Material provided:
+ + + + + + +
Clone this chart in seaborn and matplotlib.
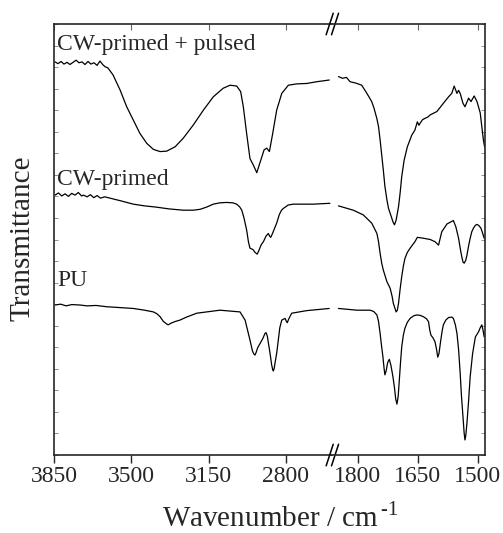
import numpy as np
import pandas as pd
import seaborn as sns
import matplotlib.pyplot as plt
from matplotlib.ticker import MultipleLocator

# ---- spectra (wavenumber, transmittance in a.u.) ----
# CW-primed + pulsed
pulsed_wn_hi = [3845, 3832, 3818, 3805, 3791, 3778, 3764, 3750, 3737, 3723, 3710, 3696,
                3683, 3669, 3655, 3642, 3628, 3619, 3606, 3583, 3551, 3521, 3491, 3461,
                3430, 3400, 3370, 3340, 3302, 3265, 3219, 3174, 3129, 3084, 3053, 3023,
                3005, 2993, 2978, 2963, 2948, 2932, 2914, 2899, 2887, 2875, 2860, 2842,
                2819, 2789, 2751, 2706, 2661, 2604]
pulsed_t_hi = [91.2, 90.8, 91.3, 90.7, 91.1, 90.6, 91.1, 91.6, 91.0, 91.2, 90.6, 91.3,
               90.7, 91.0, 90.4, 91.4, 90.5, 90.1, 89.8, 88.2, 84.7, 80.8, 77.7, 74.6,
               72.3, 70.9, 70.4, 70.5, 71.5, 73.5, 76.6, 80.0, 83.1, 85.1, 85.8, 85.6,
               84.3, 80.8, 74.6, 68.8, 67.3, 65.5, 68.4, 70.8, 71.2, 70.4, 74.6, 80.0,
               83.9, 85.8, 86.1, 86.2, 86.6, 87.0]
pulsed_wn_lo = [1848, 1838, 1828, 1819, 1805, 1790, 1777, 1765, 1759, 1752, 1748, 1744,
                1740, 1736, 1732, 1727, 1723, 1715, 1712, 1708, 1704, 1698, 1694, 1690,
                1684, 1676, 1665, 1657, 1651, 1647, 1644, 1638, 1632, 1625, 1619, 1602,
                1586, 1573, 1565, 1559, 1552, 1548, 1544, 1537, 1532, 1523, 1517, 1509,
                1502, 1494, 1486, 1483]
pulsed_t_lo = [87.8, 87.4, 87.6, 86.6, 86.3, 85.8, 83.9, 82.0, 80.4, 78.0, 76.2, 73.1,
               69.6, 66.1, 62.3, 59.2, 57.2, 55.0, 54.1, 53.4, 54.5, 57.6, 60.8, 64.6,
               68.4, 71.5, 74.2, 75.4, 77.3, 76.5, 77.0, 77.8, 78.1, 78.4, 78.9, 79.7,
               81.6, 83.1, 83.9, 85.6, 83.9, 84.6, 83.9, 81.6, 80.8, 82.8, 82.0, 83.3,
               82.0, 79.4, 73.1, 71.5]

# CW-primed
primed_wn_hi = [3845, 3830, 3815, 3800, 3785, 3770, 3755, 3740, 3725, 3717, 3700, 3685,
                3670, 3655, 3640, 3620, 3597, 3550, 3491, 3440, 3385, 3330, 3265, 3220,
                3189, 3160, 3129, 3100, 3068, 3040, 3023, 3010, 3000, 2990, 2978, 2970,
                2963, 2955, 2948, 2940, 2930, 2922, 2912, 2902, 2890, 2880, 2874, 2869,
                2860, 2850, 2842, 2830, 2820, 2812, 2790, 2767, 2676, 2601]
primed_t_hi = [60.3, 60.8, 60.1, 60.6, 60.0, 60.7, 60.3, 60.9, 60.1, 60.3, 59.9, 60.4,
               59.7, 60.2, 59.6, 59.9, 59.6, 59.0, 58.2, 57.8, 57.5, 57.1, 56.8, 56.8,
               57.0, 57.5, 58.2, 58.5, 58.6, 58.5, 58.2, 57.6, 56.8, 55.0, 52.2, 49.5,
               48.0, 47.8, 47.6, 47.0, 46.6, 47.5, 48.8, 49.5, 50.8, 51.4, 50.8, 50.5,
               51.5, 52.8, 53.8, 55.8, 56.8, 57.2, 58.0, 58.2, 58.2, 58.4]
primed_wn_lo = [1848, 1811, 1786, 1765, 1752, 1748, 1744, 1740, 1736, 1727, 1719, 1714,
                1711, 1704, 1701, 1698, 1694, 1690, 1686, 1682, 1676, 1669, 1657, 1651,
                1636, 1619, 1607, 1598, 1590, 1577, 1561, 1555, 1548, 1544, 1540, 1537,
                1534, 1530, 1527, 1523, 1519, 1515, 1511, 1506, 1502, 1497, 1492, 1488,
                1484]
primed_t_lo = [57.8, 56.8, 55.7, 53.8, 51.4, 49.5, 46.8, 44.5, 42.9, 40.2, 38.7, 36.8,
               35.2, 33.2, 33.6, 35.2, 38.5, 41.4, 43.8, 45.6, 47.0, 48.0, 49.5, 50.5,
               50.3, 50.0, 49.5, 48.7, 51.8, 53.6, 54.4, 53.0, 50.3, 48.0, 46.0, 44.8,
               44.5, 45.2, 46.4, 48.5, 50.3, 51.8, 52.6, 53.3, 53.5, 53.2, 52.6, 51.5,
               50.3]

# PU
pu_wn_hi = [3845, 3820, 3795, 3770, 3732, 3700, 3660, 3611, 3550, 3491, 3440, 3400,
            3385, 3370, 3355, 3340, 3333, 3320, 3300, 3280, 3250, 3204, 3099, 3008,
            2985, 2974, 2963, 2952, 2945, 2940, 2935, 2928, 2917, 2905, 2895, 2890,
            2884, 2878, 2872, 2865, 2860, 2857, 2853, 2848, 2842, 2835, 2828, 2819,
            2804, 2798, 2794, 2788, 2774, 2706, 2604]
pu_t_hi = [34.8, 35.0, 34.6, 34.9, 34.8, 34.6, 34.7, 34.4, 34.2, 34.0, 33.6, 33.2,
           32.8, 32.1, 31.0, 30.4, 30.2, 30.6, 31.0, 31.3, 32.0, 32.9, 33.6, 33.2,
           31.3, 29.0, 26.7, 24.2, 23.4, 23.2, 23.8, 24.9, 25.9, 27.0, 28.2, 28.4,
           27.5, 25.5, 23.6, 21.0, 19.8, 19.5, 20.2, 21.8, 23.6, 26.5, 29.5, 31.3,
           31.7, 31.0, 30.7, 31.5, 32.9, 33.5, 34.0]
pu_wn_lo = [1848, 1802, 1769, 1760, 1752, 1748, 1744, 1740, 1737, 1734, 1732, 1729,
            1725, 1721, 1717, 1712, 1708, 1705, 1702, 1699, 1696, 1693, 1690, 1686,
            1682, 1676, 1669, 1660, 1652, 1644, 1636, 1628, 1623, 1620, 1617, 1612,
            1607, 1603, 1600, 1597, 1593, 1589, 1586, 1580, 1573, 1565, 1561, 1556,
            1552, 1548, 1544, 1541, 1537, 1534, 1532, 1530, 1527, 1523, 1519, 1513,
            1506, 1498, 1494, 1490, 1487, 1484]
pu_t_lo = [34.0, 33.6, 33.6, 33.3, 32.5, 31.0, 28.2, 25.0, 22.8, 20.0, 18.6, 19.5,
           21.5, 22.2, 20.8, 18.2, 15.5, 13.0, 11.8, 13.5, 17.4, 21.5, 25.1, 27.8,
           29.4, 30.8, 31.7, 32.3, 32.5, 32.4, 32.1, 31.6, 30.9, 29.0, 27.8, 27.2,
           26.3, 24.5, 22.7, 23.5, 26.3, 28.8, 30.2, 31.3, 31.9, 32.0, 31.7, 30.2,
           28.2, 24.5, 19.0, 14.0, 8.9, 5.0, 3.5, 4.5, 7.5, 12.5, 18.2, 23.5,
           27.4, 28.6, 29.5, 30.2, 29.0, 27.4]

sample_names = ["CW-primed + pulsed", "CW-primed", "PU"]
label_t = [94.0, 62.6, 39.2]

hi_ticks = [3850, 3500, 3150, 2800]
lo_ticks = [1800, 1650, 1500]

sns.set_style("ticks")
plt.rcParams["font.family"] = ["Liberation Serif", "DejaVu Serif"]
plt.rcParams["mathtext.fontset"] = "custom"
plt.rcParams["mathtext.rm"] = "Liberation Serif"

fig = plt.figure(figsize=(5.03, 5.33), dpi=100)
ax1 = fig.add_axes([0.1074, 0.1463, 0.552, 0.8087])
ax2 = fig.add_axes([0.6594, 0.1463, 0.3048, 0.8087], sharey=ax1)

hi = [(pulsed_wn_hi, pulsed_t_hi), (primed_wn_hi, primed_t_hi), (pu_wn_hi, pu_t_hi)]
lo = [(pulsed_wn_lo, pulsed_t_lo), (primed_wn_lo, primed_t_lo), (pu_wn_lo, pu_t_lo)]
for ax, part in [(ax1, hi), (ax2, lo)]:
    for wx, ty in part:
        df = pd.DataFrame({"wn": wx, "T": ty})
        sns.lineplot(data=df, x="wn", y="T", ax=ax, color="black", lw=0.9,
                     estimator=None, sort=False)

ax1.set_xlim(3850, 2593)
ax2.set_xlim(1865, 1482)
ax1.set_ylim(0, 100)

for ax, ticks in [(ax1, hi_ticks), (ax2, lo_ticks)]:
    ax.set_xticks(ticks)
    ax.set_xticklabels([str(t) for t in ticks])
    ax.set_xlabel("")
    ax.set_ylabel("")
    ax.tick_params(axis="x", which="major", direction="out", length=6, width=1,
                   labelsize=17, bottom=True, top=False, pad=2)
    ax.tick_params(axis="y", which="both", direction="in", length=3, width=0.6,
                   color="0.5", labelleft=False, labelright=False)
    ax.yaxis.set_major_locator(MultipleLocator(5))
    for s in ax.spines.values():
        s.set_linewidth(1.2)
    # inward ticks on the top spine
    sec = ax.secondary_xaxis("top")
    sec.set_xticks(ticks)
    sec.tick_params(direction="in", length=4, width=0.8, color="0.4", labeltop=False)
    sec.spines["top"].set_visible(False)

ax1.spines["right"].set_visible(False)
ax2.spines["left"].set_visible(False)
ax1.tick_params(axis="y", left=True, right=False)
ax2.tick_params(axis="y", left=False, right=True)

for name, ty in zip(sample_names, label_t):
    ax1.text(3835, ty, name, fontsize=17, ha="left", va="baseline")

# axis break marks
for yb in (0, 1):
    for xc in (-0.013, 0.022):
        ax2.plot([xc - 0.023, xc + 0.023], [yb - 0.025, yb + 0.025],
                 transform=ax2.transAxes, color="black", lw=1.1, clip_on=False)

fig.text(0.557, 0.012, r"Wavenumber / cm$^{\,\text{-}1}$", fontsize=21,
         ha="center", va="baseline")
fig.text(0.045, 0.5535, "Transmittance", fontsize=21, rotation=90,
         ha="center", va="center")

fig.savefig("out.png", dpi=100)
+ + + + + + +
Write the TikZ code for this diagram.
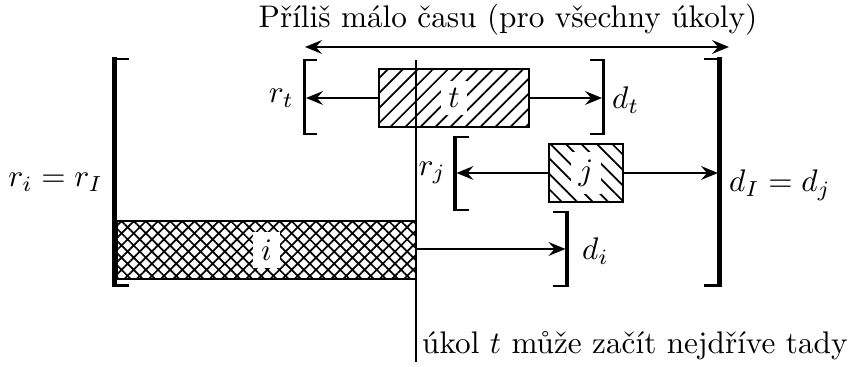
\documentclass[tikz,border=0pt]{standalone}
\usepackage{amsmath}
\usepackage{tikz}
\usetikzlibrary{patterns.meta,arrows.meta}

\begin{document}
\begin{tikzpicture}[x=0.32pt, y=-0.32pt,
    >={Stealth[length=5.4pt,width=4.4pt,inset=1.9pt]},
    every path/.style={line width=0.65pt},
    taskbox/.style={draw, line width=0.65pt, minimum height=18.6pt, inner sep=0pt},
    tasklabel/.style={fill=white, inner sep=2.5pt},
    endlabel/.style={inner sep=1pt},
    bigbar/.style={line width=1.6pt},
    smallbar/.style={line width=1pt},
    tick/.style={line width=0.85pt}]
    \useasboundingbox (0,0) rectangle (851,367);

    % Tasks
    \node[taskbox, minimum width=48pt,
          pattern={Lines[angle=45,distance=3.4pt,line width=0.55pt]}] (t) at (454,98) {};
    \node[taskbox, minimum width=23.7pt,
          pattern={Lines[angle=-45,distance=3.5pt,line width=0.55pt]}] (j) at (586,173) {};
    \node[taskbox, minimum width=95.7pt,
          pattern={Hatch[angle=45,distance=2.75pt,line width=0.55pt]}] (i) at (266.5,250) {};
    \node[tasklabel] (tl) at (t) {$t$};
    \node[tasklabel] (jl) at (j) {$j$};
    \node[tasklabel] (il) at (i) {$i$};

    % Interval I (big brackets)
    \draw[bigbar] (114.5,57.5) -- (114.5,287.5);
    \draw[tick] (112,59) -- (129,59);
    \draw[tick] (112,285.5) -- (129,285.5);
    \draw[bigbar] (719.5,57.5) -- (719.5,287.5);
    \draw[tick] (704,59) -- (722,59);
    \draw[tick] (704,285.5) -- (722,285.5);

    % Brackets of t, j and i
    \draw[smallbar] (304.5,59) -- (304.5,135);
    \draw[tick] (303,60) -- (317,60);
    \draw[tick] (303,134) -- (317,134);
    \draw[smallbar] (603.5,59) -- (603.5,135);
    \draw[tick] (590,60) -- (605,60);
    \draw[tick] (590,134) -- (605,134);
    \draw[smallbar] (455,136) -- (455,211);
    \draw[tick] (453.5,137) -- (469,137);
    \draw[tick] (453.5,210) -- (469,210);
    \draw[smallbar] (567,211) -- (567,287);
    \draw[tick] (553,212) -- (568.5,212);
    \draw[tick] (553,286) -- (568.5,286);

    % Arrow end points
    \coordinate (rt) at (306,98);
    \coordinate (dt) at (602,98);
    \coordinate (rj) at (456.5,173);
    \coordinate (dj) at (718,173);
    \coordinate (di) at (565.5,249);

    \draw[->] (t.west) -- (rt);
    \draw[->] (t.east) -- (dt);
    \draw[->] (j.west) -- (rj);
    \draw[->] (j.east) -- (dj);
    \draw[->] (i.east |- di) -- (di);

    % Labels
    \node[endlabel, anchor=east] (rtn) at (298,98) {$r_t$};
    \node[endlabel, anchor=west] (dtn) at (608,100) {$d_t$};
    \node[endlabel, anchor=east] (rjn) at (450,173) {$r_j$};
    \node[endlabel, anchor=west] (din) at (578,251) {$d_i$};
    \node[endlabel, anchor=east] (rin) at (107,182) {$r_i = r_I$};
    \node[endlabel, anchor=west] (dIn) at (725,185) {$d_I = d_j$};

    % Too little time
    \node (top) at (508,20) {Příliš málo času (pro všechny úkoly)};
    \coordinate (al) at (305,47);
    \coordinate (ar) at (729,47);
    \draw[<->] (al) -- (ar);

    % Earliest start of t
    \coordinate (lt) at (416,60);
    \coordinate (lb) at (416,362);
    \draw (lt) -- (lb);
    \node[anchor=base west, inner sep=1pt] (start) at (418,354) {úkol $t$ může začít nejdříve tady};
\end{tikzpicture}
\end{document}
+ + + + + + +
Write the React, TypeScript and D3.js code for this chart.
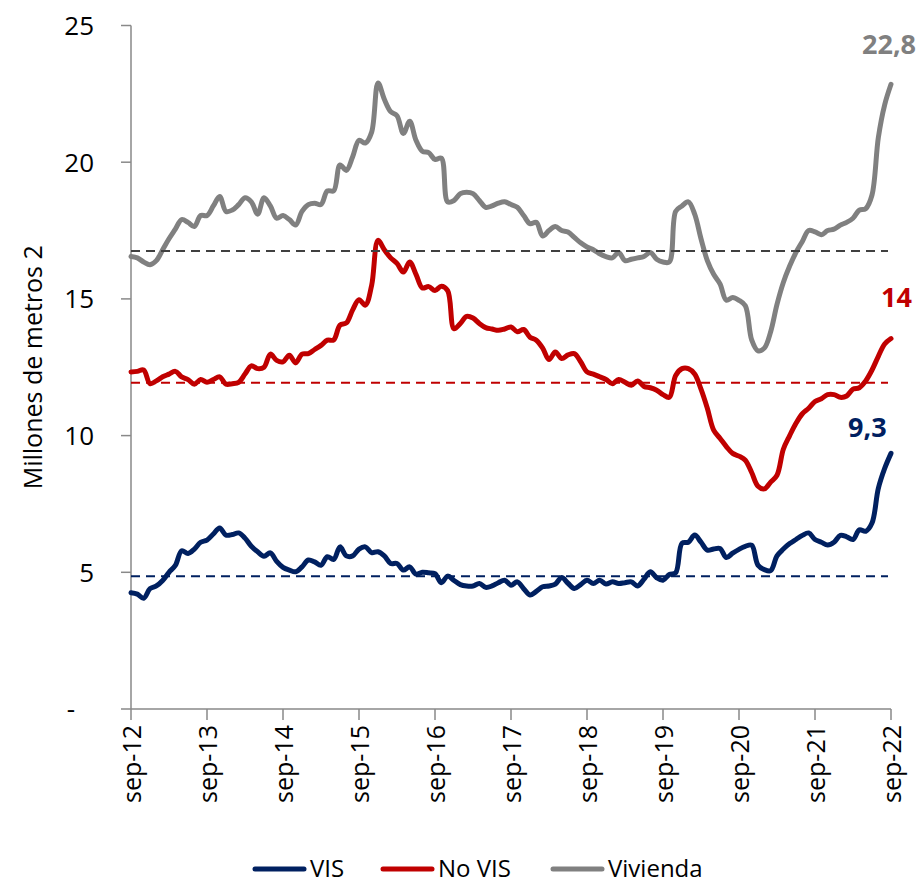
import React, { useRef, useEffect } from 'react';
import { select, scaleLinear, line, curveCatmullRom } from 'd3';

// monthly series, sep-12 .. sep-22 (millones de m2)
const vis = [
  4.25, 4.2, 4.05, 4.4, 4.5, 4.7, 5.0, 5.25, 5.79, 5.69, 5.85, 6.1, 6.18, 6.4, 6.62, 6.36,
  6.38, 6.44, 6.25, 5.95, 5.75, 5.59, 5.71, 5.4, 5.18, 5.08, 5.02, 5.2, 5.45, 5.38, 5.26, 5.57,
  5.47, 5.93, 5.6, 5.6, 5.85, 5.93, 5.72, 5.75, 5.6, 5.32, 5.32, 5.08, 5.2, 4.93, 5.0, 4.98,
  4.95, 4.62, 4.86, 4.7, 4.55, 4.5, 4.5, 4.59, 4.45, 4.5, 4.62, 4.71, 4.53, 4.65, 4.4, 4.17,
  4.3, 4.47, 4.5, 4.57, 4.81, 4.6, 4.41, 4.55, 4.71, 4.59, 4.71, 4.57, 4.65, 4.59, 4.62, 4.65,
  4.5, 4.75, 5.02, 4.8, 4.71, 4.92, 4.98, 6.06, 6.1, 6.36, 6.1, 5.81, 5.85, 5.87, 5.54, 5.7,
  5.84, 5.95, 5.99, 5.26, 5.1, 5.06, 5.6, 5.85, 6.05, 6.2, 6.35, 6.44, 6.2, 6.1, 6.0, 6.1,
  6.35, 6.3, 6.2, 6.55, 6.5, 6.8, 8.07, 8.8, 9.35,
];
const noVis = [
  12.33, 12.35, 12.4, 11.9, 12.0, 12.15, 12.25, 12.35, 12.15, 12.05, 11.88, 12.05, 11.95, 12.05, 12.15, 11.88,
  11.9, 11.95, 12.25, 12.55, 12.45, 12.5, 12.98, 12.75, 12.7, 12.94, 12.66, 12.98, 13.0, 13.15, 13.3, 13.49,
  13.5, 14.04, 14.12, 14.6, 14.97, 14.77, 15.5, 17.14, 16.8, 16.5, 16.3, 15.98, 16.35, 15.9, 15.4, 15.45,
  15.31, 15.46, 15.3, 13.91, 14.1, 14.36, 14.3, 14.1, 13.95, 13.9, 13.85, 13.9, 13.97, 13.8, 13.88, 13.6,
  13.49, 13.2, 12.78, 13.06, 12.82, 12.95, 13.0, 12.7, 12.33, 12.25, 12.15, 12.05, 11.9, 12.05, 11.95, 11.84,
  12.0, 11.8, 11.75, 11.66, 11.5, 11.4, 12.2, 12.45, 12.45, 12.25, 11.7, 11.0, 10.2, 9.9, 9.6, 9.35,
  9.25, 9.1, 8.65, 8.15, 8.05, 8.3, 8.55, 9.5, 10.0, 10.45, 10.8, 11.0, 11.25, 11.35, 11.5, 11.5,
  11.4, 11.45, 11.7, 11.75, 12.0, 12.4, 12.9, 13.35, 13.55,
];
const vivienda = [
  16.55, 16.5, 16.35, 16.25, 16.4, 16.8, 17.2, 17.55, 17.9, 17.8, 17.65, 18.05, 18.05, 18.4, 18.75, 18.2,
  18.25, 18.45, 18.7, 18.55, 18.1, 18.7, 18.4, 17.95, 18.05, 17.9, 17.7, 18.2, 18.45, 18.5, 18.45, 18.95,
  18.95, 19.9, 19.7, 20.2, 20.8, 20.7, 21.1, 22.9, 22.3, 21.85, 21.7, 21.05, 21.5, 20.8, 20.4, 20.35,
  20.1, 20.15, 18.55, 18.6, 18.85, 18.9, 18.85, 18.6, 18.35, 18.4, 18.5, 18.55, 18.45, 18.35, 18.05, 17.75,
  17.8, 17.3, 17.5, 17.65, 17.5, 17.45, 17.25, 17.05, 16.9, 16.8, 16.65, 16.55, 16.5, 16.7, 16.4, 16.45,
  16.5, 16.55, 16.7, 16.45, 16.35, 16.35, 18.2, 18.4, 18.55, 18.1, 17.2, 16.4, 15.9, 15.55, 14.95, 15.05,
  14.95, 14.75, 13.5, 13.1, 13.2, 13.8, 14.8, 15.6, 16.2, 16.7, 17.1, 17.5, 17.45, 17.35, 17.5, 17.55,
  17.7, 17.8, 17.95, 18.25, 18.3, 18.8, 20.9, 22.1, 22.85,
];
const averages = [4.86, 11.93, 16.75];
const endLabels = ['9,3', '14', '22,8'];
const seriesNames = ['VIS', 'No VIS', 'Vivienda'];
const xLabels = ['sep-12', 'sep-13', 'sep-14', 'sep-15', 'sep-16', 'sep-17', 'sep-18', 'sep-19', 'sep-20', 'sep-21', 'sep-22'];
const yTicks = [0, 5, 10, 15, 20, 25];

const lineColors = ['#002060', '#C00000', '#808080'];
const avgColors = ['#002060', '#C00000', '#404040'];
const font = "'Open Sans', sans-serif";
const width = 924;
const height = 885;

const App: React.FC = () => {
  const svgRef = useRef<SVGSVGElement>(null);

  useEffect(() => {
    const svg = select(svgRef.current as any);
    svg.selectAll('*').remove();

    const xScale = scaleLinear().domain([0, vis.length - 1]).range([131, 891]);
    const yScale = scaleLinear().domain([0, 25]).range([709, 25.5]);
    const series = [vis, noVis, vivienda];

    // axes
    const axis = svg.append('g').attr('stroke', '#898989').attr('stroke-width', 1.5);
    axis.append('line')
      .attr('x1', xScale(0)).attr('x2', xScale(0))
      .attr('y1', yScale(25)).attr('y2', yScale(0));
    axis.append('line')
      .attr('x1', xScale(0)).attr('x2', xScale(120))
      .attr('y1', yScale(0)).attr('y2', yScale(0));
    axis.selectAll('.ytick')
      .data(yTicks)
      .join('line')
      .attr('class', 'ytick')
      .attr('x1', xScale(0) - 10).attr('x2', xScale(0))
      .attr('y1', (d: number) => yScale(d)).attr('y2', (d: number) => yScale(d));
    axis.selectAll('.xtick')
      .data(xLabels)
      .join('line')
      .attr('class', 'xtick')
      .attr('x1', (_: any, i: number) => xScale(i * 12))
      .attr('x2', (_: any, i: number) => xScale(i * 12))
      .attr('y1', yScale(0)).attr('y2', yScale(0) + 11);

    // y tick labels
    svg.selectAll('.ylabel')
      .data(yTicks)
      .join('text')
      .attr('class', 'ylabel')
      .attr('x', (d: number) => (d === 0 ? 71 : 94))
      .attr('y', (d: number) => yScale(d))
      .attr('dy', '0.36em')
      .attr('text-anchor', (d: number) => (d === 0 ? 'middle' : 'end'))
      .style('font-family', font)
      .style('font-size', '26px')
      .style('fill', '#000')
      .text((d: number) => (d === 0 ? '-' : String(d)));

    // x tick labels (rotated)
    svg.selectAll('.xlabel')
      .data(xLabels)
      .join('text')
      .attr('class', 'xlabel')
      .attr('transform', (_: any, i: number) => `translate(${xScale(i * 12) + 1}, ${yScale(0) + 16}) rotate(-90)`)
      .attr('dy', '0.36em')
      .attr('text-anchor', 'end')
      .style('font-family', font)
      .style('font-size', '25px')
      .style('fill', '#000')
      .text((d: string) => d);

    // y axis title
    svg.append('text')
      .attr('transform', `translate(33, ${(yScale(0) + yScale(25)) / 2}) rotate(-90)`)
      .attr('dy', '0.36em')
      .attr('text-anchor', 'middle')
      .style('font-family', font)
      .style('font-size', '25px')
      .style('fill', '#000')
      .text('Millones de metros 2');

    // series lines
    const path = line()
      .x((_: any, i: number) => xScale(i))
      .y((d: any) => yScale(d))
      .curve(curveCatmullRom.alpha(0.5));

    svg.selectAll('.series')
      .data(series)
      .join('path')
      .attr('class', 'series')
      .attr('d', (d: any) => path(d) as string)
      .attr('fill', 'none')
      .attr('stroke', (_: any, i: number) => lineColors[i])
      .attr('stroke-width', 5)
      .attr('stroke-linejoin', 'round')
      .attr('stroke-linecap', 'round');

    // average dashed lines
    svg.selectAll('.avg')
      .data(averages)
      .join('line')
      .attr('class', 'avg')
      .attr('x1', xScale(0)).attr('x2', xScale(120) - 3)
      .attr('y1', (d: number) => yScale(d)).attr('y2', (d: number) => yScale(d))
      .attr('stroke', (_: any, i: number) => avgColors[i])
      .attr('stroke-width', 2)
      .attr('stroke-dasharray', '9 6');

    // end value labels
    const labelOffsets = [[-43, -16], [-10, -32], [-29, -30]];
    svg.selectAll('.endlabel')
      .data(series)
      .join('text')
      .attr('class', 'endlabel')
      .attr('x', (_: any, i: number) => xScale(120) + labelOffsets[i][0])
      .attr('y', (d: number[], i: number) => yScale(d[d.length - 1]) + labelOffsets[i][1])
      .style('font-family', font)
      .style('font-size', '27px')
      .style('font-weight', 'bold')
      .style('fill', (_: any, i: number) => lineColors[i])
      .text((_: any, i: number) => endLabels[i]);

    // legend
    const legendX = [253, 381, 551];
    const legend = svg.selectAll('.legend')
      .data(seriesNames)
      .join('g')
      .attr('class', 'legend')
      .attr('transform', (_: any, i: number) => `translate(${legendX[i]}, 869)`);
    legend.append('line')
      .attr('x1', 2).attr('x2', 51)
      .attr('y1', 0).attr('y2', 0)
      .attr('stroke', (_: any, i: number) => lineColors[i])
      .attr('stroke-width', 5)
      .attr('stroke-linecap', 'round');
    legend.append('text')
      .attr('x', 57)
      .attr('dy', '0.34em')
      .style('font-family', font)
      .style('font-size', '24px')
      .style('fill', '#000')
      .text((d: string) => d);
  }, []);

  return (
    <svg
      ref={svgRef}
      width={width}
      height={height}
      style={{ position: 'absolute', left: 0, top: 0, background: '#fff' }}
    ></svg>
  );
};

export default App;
+ + + + + + +
Written instruction: Give again, word for word, the lines from the one that contains "Clone this chart in seaborn and matplotlib." to the one that contains "82.0, 79.4, 73.1, 71.5]", both included. Omit the pictures.

Result of this exercise:
Clone this chart in seaborn and matplotlib.
import numpy as np
import pandas as pd
import seaborn as sns
import matplotlib.pyplot as plt
from matplotlib.ticker import MultipleLocator

# ---- spectra (wavenumber, transmittance in a.u.) ----
# CW-primed + pulsed
pulsed_wn_hi = [3845, 3832, 3818, 3805, 3791, 3778, 3764, 3750, 3737, 3723, 3710, 3696,
                3683, 3669, 3655, 3642, 3628, 3619, 3606, 3583, 3551, 3521, 3491, 3461,
                3430, 3400, 3370, 3340, 3302, 3265, 3219, 3174, 3129, 3084, 3053, 3023,
                3005, 2993, 2978, 2963, 2948, 2932, 2914, 2899, 2887, 2875, 2860, 2842,
                2819, 2789, 2751, 2706, 2661, 2604]
pulsed_t_hi = [91.2, 90.8, 91.3, 90.7, 91.1, 90.6, 91.1, 91.6, 91.0, 91.2, 90.6, 91.3,
               90.7, 91.0, 90.4, 91.4, 90.5, 90.1, 89.8, 88.2, 84.7, 80.8, 77.7, 74.6,
               72.3, 70.9, 70.4, 70.5, 71.5, 73.5, 76.6, 80.0, 83.1, 85.1, 85.8, 85.6,
               84.3, 80.8, 74.6, 68.8, 67.3, 65.5, 68.4, 70.8, 71.2, 70.4, 74.6, 80.0,
               83.9, 85.8, 86.1, 86.2, 86.6, 87.0]
pulsed_wn_lo = [1848, 1838, 1828, 1819, 1805, 1790, 1777, 1765, 1759, 1752, 1748, 1744,
                1740, 1736, 1732, 1727, 1723, 1715, 1712, 1708, 1704, 1698, 1694, 1690,
                1684, 1676, 1665, 1657, 1651, 1647, 1644, 1638, 1632, 1625, 1619, 1602,
                1586, 1573, 1565, 1559, 1552, 1548, 1544, 1537, 1532, 1523, 1517, 1509,
                1502, 1494, 1486, 1483]
pulsed_t_lo = [87.8, 87.4, 87.6, 86.6, 86.3, 85.8, 83.9, 82.0, 80.4, 78.0, 76.2, 73.1,
               69.6, 66.1, 62.3, 59.2, 57.2, 55.0, 54.1, 53.4, 54.5, 57.6, 60.8, 64.6,
               68.4, 71.5, 74.2, 75.4, 77.3, 76.5, 77.0, 77.8, 78.1, 78.4, 78.9, 79.7,
               81.6, 83.1, 83.9, 85.6, 83.9, 84.6, 83.9, 81.6, 80.8, 82.8, 82.0, 83.3,
               82.0, 79.4, 73.1, 71.5]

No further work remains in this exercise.